* _WHAT IS BEING ASKED_
Look at the data below and print exactly the lines from its first line through the line with "const ptbAdev = [4.11e-13, 2.11e-14, 5.0e-15];"; the pictures stay out of the copy.

-- start of ENTRIES PROVIDED --

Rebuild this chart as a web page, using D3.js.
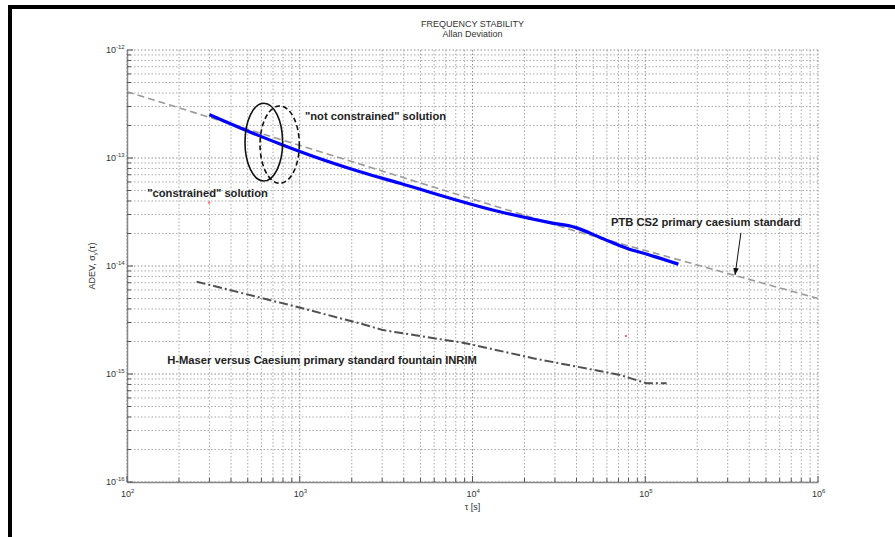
<!DOCTYPE html>
<html>
<head>
<meta charset="utf-8">
<script src="https://cdn.jsdelivr.net/npm/d3@7"></script>
<style>
  body { margin: 0; background: #fff; }
  svg { display: block; }
  .tick-label { font-family: "Liberation Sans", Arial, sans-serif; fill: #333; }
  .note { font-family: "Liberation Sans", Arial, sans-serif; font-weight: bold; font-size: 11.2px; fill: #222; }
</style>
</head>
<body>
<svg id="chart" width="895" height="537"></svg>
<script>
// Allan deviation of the PTB CS2 comparison (measured, blue)
const cs2Tau  = [300, 482, 796, 1000, 2234, 3800, 14400, 28100, 39200, 54700, 78100, 106700, 155400];
const cs2Adev = [2.52e-13, 1.82e-13, 1.32e-13, 1.15e-13, 7.46e-14, 5.83e-14, 3.18e-14, 2.52e-14, 2.28e-14, 1.84e-14, 1.46e-14, 1.26e-14, 1.04e-14];

// PTB CS2 primary caesium standard reference line (grey dashed)
const ptbTau  = [100, 39200, 1e6];
const ptbAdev = [4.11e-13, 2.11e-14, 5.0e-15];

// H-Maser versus Caesium fountain INRIM (dash-dot)
const maserTau  = [253, 982, 2234, 3034, 9250, 22400, 71400, 101900, 133000];
const maserAdev = [7.16e-15, 4.15e-15, 2.94e-15, 2.55e-15, 1.92e-15, 1.40e-15, 9.8e-16, 8.2e-16, 8.2e-16];

// Axis decades (exponents) used for the tick labels
const xDecades = [2, 3, 4, 5, 6];
const yDecades = [-16, -15, -14, -13, -12];

// Annotation ellipses: bounding boxes in data units [tauMin, tauMax, adevLow, adevHigh]
const ellipseSolid  = [482, 796, 6.12e-14, 3.21e-13];
const ellipseDashed = [589, 994, 5.83e-14, 3.03e-13];

// Annotation labels: [tau, adev, text]
const notes = [
  [1072, 2.25e-13, "\"not constrained\" solution"],
  [131, 4.35e-14, "\"constrained\" solution"],
  [63400, 2.35e-14, "PTB CS2 primary caesium standard"],
  [171, 1.24e-15, "H-Maser versus Caesium primary standard fountain INRIM"]
];
// Arrow from the PTB label to its line: [tauFrom, adevFrom, tauTo, adevTo]
const ptbArrow = [3.58e5, 2.03e-14, 3.31e5, 8.26e-15];
// Stray red specks
const specks = [[299, 3.86e-14], [77400, 2.25e-15]];

const svg = d3.select("#chart");
const W = 895, H = 537;
const plot = { left: 127, right: 818, top: 50, bottom: 482 };

// Page frame
svg.append("rect").attr("x", 8).attr("y", 5).attr("width", W - 8).attr("height", 4).attr("fill", "#000");
svg.append("rect").attr("x", 8).attr("y", 5).attr("width", 4).attr("height", H - 5).attr("fill", "#000");

const x = d3.scaleLog().domain([1e2, 1e6]).range([plot.left, plot.right]);
const y = d3.scaleLog().domain([1e-16, 1e-12]).range([plot.bottom, plot.top]);

const isMajor = v => Math.abs(Math.log10(v) - Math.round(Math.log10(v))) < 1e-9;

// Grid
const grid = svg.append("g");
x.ticks().forEach(t => {
  grid.append("line")
    .attr("x1", x(t)).attr("x2", x(t))
    .attr("y1", plot.top).attr("y2", plot.bottom)
    .attr("stroke", isMajor(t) ? "#8c8c8c" : "#aaaaaa")
    .attr("stroke-width", 1)
    .attr("stroke-dasharray", "1.5,2");
});
y.ticks().forEach(t => {
  grid.append("line")
    .attr("x1", plot.left).attr("x2", plot.right)
    .attr("y1", y(t)).attr("y2", y(t))
    .attr("stroke", isMajor(t) ? "#8c8c8c" : "#aaaaaa")
    .attr("stroke-width", 1)
    .attr("stroke-dasharray", "1.5,2");
});

// Axes (left and bottom only)
const xAxis = d3.axisBottom(x).tickSizeInner(0).tickSizeOuter(0).tickFormat("");
const yAxis = d3.axisLeft(y).tickSizeInner(0).tickSizeOuter(0).tickFormat("");
svg.append("g").attr("transform", `translate(0,${plot.bottom})`).call(xAxis)
  .select(".domain").attr("stroke", "#888").attr("stroke-width", 1.5);
svg.append("g").attr("transform", `translate(${plot.left},0)`).call(yAxis)
  .select(".domain").attr("stroke", "#888").attr("stroke-width", 1.5);

// Inward tick marks
x.ticks().forEach(t => {
  svg.append("line").attr("x1", x(t)).attr("x2", x(t))
    .attr("y1", plot.bottom).attr("y2", plot.bottom - (isMajor(t) ? 6 : 4))
    .attr("stroke", "#555").attr("stroke-width", 1);
});
y.ticks().forEach(t => {
  svg.append("line").attr("x1", plot.left).attr("x2", plot.left + (isMajor(t) ? 6 : 4))
    .attr("y1", y(t)).attr("y2", y(t))
    .attr("stroke", "#555").attr("stroke-width", 1);
});

// Tick labels 10^n
xDecades.forEach(e => {
  const t = svg.append("text").attr("class", "tick-label")
    .attr("x", x(Math.pow(10, e)) - 6).attr("y", plot.bottom + 15)
    .attr("font-size", 9);
  t.append("tspan").text("10");
  t.append("tspan").attr("dy", -4).attr("font-size", 6).text(e);
});
yDecades.forEach(e => {
  const t = svg.append("text").attr("class", "tick-label")
    .attr("x", plot.left - 21).attr("y", y(Math.pow(10, e)) + 3)
    .attr("font-size", 9);
  t.append("tspan").text("10");
  t.append("tspan").attr("dy", -4).attr("font-size", 6).text(e);
});

// Titles
svg.append("text").attr("class", "tick-label").attr("x", (plot.left + plot.right) / 2).attr("y", 27)
  .attr("text-anchor", "middle").attr("font-size", 9).attr("fill", "#222").text("FREQUENCY STABILITY");
svg.append("text").attr("class", "tick-label").attr("x", (plot.left + plot.right) / 2).attr("y", 37)
  .attr("text-anchor", "middle").attr("font-size", 9).attr("fill", "#222").text("Allan Deviation");

svg.append("text").attr("class", "tick-label").attr("x", (plot.left + plot.right) / 2).attr("y", 510)
  .attr("text-anchor", "middle").attr("font-size", 9).text("τ [s]");

const yl = svg.append("text").attr("class", "tick-label")
  .attr("transform", `translate(95,${(plot.top + plot.bottom) / 2}) rotate(-90)`)
  .attr("text-anchor", "middle").attr("font-size", 9);
yl.append("tspan").text("ADEV, σ");
yl.append("tspan").attr("dy", 2).attr("font-size", 6).text("y");
yl.append("tspan").attr("dy", -2).text("(τ)");

// Series
const line = d3.line().x(d => x(d[0])).y(d => y(d[1]));
const smooth = d3.line().x(d => x(d[0])).y(d => y(d[1])).curve(d3.curveMonotoneX);

svg.append("path")
  .datum(ptbTau.map((t, i) => [t, ptbAdev[i]]))
  .attr("d", line).attr("fill", "none")
  .attr("stroke", "#9a9a9a").attr("stroke-width", 1.6).attr("stroke-dasharray", "7,4");

svg.append("path")
  .datum(maserTau.map((t, i) => [t, maserAdev[i]]))
  .attr("d", line).attr("fill", "none")
  .attr("stroke", "#505050").attr("stroke-width", 2).attr("stroke-dasharray", "9,3,2,3");

svg.append("path")
  .datum(cs2Tau.map((t, i) => [t, cs2Adev[i]]))
  .attr("d", smooth).attr("fill", "none")
  .attr("stroke", "#0000ff").attr("stroke-width", 3.2).attr("stroke-linejoin", "round");

// Ellipses
function drawEllipse(b, dash) {
  const x0 = x(b[0]), x1 = x(b[1]), y0 = y(b[3]), y1 = y(b[2]);
  svg.append("ellipse")
    .attr("cx", (x0 + x1) / 2).attr("cy", (y0 + y1) / 2)
    .attr("rx", (x1 - x0) / 2).attr("ry", (y1 - y0) / 2)
    .attr("fill", "none").attr("stroke", "#111").attr("stroke-width", 1.6)
    .attr("stroke-dasharray", dash);
}
drawEllipse(ellipseSolid, null);
drawEllipse(ellipseDashed, "5,3");

// Labels
notes.forEach(n => {
  svg.append("text").attr("class", "note").attr("x", x(n[0])).attr("y", y(n[1])).text(n[2]);
});

// Arrow
svg.append("defs").append("marker")
  .attr("id", "head").attr("viewBox", "0 0 10 10").attr("refX", 10).attr("refY", 5)
  .attr("markerWidth", 7).attr("markerHeight", 7).attr("orient", "auto-start-reverse")
  .attr("markerUnits", "userSpaceOnUse")
  .append("path").attr("d", "M0,1 L10,5 L0,9 Z").attr("fill", "#111");
svg.append("line")
  .attr("x1", x(ptbArrow[0])).attr("y1", y(ptbArrow[1]))
  .attr("x2", x(ptbArrow[2])).attr("y2", y(ptbArrow[3]))
  .attr("stroke", "#111").attr("stroke-width", 1).attr("marker-end", "url(#head)");

// Specks
specks.forEach(s => {
  svg.append("rect").attr("x", x(s[0]) - 1).attr("y", y(s[1]) - 1)
    .attr("width", 2).attr("height", 2).attr("fill", "#f66");
});
</script>
</body>
</html>
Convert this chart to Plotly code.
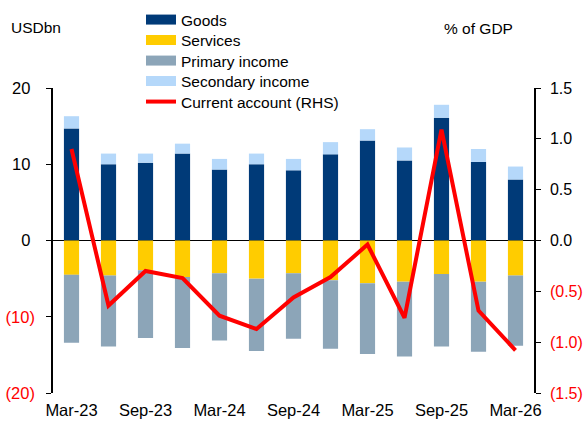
import plotly.graph_objects as go

quarters = ["Mar-23", "Jun-23", "Sep-23", "Dec-23", "Mar-24", "Jun-24", "Sep-24",
            "Dec-24", "Mar-25", "Jun-25", "Sep-25", "Dec-25", "Mar-26"]
goods = [14.7, 10.0, 10.2, 11.4, 9.3, 10.0, 9.2, 11.3, 13.1, 10.5, 16.1, 10.3, 8.0]
services = [-4.5, -4.6, -3.9, -4.8, -4.3, -5.0, -4.3, -5.2, -5.6, -5.4, -4.4, -5.4, -4.6]
primary_income = [-8.9, -9.3, -8.9, -9.3, -8.8, -9.5, -8.6, -9.0, -9.3, -9.8, -9.5, -9.2, -9.2]
secondary_income = [1.6, 1.4, 1.2, 1.3, 1.4, 1.4, 1.5, 1.6, 1.5, 1.7, 1.7, 1.7, 1.7]
current_account = [0.90, -0.64, -0.30, -0.37, -0.74, -0.87, -0.56, -0.36, -0.04, -0.76, 1.09, -0.69, -1.08]

left_ticks = [-20, -10, 0, 10, 20]
left_ticktext = ["(20)", "(10)", "0\u00a0", "10\u00a0", "20\u00a0"]
right_ticks = [-1.5, -1.0, -0.5, 0.0, 0.5, 1.0, 1.5]
right_ticktext = ["(1.5)", "(1.0)", "(0.5)", "0.0", "0.5", "1.0", "1.5"]
xtick_labels = quarters[::2]

RED = "#FF0000"
colors = {"Goods": "#003A78", "Services": "#FFCC00",
          "Primary income": "#8CA5B8", "Secondary income": "#B5D8FA"}
FONT = "Liberation Sans, Arial, sans-serif"
TICK_SIZE = 16.5
RIGHT_TICK_SIZE = 16
TEXT_SIZE = 15.5


def color_label(t):
    return f"<span style='color:{RED}'>{t}</span>" if t.startswith("(") else t


fig = go.Figure()
series = [("Goods", goods), ("Services", services),
          ("Primary income", primary_income), ("Secondary income", secondary_income)]
for name, vals in series:
    fig.add_trace(go.Bar(x=quarters, y=vals, name=name, marker_color=colors[name],
                         marker_line_width=0, width=0.41, showlegend=False))

legend_names = ["legend", "legend2", "legend3", "legend4", "legend5"]

# legend entries (wide swatches), each in its own legend row
for i, (name, _) in enumerate(series):
    fig.add_trace(go.Scatter(x=[None], y=[None], mode="lines", name=name,
                             legend=legend_names[i],
                             line=dict(color=colors[name], width=10)))

fig.add_trace(go.Scatter(x=quarters, y=current_account, mode="lines",
                         name="Current account (RHS)", yaxis="y2",
                         legend=legend_names[4],
                         line=dict(color=RED, width=4)))

# plot area: x 53..534 px, y 88..393 px
row_px = [20, 40.5, 61, 81.5, 102]
legend_layout = {}
for i, ln in enumerate(legend_names):
    legend_layout[ln] = dict(x=(141 - 53) / 481, y=(393 - row_px[i]) / 305,
                             xanchor="left", yanchor="middle",
                             bgcolor="rgba(0,0,0,0)", font=dict(size=TEXT_SIZE))

fig.update_layout(
    width=584, height=421,
    margin=dict(l=53, r=50, t=88, b=28, autoexpand=False),
    barmode="relative",
    plot_bgcolor="white", paper_bgcolor="white",
    font=dict(family=FONT, size=TEXT_SIZE, color="black"),
    showlegend=True,
    xaxis=dict(type="category", range=[-0.5, 12.5], tickvals=xtick_labels,
               ticktext=xtick_labels, showline=False, ticks="", showgrid=False,
               zeroline=False, tickfont=dict(size=TICK_SIZE), ticklabelstandoff=5),
    yaxis=dict(range=[-20, 20], tickvals=left_ticks,
               ticktext=[color_label(t) for t in left_ticktext],
               showline=True, linecolor="black", linewidth=1.5, ticks="outside",
               ticklen=5, tickcolor="black", showgrid=False, zeroline=True,
               zerolinecolor="black", zerolinewidth=1, ticklabelstandoff=8,
               tickfont=dict(size=TICK_SIZE)),
    yaxis2=dict(range=[-1.5, 1.5], tickvals=right_ticks,
                ticktext=[color_label(t) for t in right_ticktext],
                overlaying="y", side="right", showline=True, linecolor="black",
                linewidth=1.5, ticks="outside", ticklen=5, tickcolor="black",
                showgrid=False, zeroline=False, ticklabelstandoff=6,
                tickfont=dict(size=RIGHT_TICK_SIZE)),
    annotations=[
        dict(text="USDbn", xref="paper", yref="paper", x=(9 - 53) / 481, y=(393 - 27) / 305,
             xanchor="left", yanchor="middle", showarrow=False, font=dict(size=TEXT_SIZE)),
        dict(text="% of GDP", xref="paper", yref="paper", x=(515 - 53) / 481, y=(393 - 28) / 305,
             xanchor="right", yanchor="middle", showarrow=False, font=dict(size=TEXT_SIZE)),
    ],
    **legend_layout,
)

fig.write_html("out.html")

-- end of ENTRIES PROVIDED --

* _ANSWER TO THE PROBLEM_
Rebuild this chart as a web page, using D3.js.
<!DOCTYPE html>
<html>
<head>
<meta charset="utf-8">
<script src="https://cdn.jsdelivr.net/npm/d3@7"></script>
<style>
  body { margin: 0; background: #fff; }
  svg { display: block; }
  .tick-label { font-family: "Liberation Sans", Arial, sans-serif; fill: #333; }
  .note { font-family: "Liberation Sans", Arial, sans-serif; font-weight: bold; font-size: 11.2px; fill: #222; }
</style>
</head>
<body>
<svg id="chart" width="895" height="537"></svg>
<script>
// Allan deviation of the PTB CS2 comparison (measured, blue)
const cs2Tau  = [300, 482, 796, 1000, 2234, 3800, 14400, 28100, 39200, 54700, 78100, 106700, 155400];
const cs2Adev = [2.52e-13, 1.82e-13, 1.32e-13, 1.15e-13, 7.46e-14, 5.83e-14, 3.18e-14, 2.52e-14, 2.28e-14, 1.84e-14, 1.46e-14, 1.26e-14, 1.04e-14];

// PTB CS2 primary caesium standard reference line (grey dashed)
const ptbTau  = [100, 39200, 1e6];
const ptbAdev = [4.11e-13, 2.11e-14, 5.0e-15];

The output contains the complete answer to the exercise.